Problem statement: Restate each of the lines below word for word and drop every picture.

:::

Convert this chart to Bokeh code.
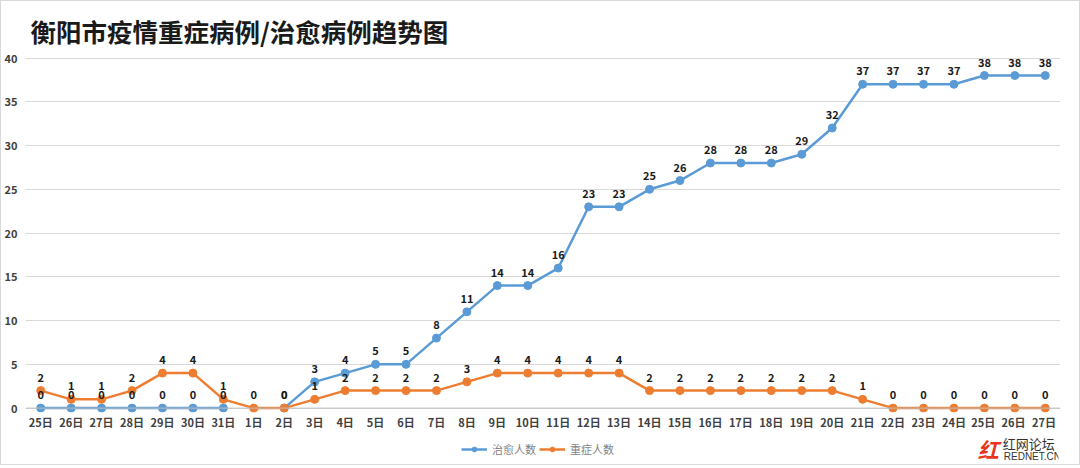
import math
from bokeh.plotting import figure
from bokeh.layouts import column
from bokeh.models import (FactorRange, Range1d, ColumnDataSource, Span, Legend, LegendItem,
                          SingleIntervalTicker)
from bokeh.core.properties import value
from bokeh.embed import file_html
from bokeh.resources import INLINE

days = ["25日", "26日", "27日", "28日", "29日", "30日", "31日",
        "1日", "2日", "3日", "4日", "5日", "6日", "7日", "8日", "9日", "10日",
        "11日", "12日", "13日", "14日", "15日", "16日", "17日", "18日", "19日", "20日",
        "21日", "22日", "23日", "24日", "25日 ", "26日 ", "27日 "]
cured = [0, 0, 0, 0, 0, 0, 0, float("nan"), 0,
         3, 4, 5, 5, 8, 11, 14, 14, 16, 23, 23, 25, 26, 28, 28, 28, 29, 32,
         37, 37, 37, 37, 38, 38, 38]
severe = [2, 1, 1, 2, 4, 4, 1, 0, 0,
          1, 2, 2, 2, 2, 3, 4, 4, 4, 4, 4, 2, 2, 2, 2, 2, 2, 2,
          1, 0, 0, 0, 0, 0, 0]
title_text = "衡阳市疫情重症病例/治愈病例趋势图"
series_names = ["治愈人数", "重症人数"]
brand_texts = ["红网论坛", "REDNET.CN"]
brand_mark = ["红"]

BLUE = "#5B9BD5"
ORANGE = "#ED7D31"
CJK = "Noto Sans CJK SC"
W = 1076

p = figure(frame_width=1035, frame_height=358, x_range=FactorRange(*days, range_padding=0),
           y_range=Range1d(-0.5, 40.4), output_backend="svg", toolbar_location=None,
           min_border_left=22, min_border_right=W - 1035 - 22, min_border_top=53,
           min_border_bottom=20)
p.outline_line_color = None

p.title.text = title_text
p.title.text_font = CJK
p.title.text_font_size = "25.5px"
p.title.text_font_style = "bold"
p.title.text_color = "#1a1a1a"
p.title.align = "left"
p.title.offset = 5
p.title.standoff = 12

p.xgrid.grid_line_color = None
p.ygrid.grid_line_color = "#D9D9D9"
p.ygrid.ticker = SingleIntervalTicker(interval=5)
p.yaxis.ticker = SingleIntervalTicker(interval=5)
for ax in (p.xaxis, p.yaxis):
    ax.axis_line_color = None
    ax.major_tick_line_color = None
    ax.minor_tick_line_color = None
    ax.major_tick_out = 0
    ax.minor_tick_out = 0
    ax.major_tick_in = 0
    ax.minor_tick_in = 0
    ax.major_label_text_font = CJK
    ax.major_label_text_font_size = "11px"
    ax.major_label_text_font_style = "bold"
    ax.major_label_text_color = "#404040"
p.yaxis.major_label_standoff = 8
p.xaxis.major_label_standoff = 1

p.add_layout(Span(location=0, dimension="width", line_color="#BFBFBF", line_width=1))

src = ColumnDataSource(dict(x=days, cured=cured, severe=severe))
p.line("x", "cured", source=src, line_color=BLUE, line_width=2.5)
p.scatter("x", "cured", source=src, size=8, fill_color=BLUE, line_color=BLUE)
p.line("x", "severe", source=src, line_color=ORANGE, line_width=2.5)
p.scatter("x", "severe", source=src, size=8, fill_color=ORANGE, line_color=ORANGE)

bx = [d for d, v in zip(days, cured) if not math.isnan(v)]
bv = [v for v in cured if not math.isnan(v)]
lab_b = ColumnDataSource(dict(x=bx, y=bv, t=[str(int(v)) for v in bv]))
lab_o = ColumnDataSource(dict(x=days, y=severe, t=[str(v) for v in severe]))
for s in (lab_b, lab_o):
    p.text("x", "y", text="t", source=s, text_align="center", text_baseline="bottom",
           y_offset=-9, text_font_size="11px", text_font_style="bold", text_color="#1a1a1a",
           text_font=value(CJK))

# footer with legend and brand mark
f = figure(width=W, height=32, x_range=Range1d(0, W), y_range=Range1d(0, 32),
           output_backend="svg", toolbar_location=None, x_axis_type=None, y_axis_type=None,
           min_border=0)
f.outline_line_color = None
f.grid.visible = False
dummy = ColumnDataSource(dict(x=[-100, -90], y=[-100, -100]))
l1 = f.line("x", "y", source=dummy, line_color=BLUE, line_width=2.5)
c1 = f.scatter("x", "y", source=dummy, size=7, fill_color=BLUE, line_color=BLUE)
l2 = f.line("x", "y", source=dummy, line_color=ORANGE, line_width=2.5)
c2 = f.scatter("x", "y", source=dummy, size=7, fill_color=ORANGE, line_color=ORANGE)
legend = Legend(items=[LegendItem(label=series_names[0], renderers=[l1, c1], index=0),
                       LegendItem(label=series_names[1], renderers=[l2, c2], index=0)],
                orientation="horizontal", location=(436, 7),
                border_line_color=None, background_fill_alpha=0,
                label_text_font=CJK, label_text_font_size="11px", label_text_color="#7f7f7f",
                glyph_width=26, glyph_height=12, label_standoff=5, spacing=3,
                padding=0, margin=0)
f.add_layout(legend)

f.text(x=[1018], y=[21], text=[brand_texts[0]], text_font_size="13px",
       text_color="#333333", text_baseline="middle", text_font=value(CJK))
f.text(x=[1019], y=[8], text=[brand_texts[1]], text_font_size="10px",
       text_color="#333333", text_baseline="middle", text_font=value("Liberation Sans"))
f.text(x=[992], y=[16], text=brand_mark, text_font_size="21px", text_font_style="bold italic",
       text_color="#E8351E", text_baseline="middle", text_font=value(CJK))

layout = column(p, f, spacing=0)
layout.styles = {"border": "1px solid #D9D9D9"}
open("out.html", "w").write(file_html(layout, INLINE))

:::

Result of the exercise:
Convert this chart to Bokeh code.
import math
from bokeh.plotting import figure
from bokeh.layouts import column
from bokeh.models import (FactorRange, Range1d, ColumnDataSource, Span, Legend, LegendItem,
                          SingleIntervalTicker)
from bokeh.core.properties import value
from bokeh.embed import file_html
from bokeh.resources import INLINE

days = ["25日", "26日", "27日", "28日", "29日", "30日", "31日",
        "1日", "2日", "3日", "4日", "5日", "6日", "7日", "8日", "9日", "10日",
        "11日", "12日", "13日", "14日", "15日", "16日", "17日", "18日", "19日", "20日",
        "21日", "22日", "23日", "24日", "25日 ", "26日 ", "27日 "]
cured = [0, 0, 0, 0, 0, 0, 0, float("nan"), 0,
         3, 4, 5, 5, 8, 11, 14, 14, 16, 23, 23, 25, 26, 28, 28, 28, 29, 32,
         37, 37, 37, 37, 38, 38, 38]
severe = [2, 1, 1, 2, 4, 4, 1, 0, 0,
          1, 2, 2, 2, 2, 3, 4, 4, 4, 4, 4, 2, 2, 2, 2, 2, 2, 2,
          1, 0, 0, 0, 0, 0, 0]
title_text = "衡阳市疫情重症病例/治愈病例趋势图"
series_names = ["治愈人数", "重症人数"]
brand_texts = ["红网论坛", "REDNET.CN"]
brand_mark = ["红"]

BLUE = "#5B9BD5"
ORANGE = "#ED7D31"
CJK = "Noto Sans CJK SC"
W = 1076

p = figure(frame_width=1035, frame_height=358, x_range=FactorRange(*days, range_padding=0),
           y_range=Range1d(-0.5, 40.4), output_backend="svg", toolbar_location=None,
           min_border_left=22, min_border_right=W - 1035 - 22, min_border_top=53,
           min_border_bottom=20)
p.outline_line_color = None

p.title.text = title_text
p.title.text_font = CJK
p.title.text_font_size = "25.5px"
p.title.text_font_style = "bold"
p.title.text_color = "#1a1a1a"
p.title.align = "left"
p.title.offset = 5
p.title.standoff = 12

p.xgrid.grid_line_color = None
p.ygrid.grid_line_color = "#D9D9D9"
p.ygrid.ticker = SingleIntervalTicker(interval=5)
p.yaxis.ticker = SingleIntervalTicker(interval=5)
for ax in (p.xaxis, p.yaxis):
    ax.axis_line_color = None
    ax.major_tick_line_color = None
    ax.minor_tick_line_color = None
    ax.major_tick_out = 0
    ax.minor_tick_out = 0
    ax.major_tick_in = 0
    ax.minor_tick_in = 0
    ax.major_label_text_font = CJK
    ax.major_label_text_font_size = "11px"
    ax.major_label_text_font_style = "bold"
    ax.major_label_text_color = "#404040"
p.yaxis.major_label_standoff = 8
p.xaxis.major_label_standoff = 1

p.add_layout(Span(location=0, dimension="width", line_color="#BFBFBF", line_width=1))

src = ColumnDataSource(dict(x=days, cured=cured, severe=severe))
p.line("x", "cured", source=src, line_color=BLUE, line_width=2.5)
p.scatter("x", "cured", source=src, size=8, fill_color=BLUE, line_color=BLUE)
p.line("x", "severe", source=src, line_color=ORANGE, line_width=2.5)
p.scatter("x", "severe", source=src, size=8, fill_color=ORANGE, line_color=ORANGE)

bx = [d for d, v in zip(days, cured) if not math.isnan(v)]
bv = [v for v in cured if not math.isnan(v)]
lab_b = ColumnDataSource(dict(x=bx, y=bv, t=[str(int(v)) for v in bv]))
lab_o = ColumnDataSource(dict(x=days, y=severe, t=[str(v) for v in severe]))
for s in (lab_b, lab_o):
    p.text("x", "y", text="t", source=s, text_align="center", text_baseline="bottom",
           y_offset=-9, text_font_size="11px", text_font_style="bold", text_color="#1a1a1a",
           text_font=value(CJK))

# footer with legend and brand mark
f = figure(width=W, height=32, x_range=Range1d(0, W), y_range=Range1d(0, 32),
           output_backend="svg", toolbar_location=None, x_axis_type=None, y_axis_type=None,
           min_border=0)
f.outline_line_color = None
f.grid.visible = False
dummy = ColumnDataSource(dict(x=[-100, -90], y=[-100, -100]))
l1 = f.line("x", "y", source=dummy, line_color=BLUE, line_width=2.5)
c1 = f.scatter("x", "y", source=dummy, size=7, fill_color=BLUE, line_color=BLUE)
l2 = f.line("x", "y", source=dummy, line_color=ORANGE, line_width=2.5)
c2 = f.scatter("x", "y", source=dummy, size=7, fill_color=ORANGE, line_color=ORANGE)
legend = Legend(items=[LegendItem(label=series_names[0], renderers=[l1, c1], index=0),
                       LegendItem(label=series_names[1], renderers=[l2, c2], index=0)],
                orientation="horizontal", location=(436, 7),
                border_line_color=None, background_fill_alpha=0,
                label_text_font=CJK, label_text_font_size="11px", label_text_color="#7f7f7f",
                glyph_width=26, glyph_height=12, label_standoff=5, spacing=3,
                padding=0, margin=0)
f.add_layout(legend)

f.text(x=[1018], y=[21], text=[brand_texts[0]], text_font_size="13px",
       text_color="#333333", text_baseline="middle", text_font=value(CJK))
f.text(x=[1019], y=[8], text=[brand_texts[1]], text_font_size="10px",
       text_color="#333333", text_baseline="middle", text_font=value("Liberation Sans"))
f.text(x=[992], y=[16], text=brand_mark, text_font_size="21px", text_font_style="bold italic",
       text_color="#E8351E", text_baseline="middle", text_font=value(CJK))

layout = column(p, f, spacing=0)
layout.styles = {"border": "1px solid #D9D9D9"}
open("out.html", "w").write(file_html(layout, INLINE))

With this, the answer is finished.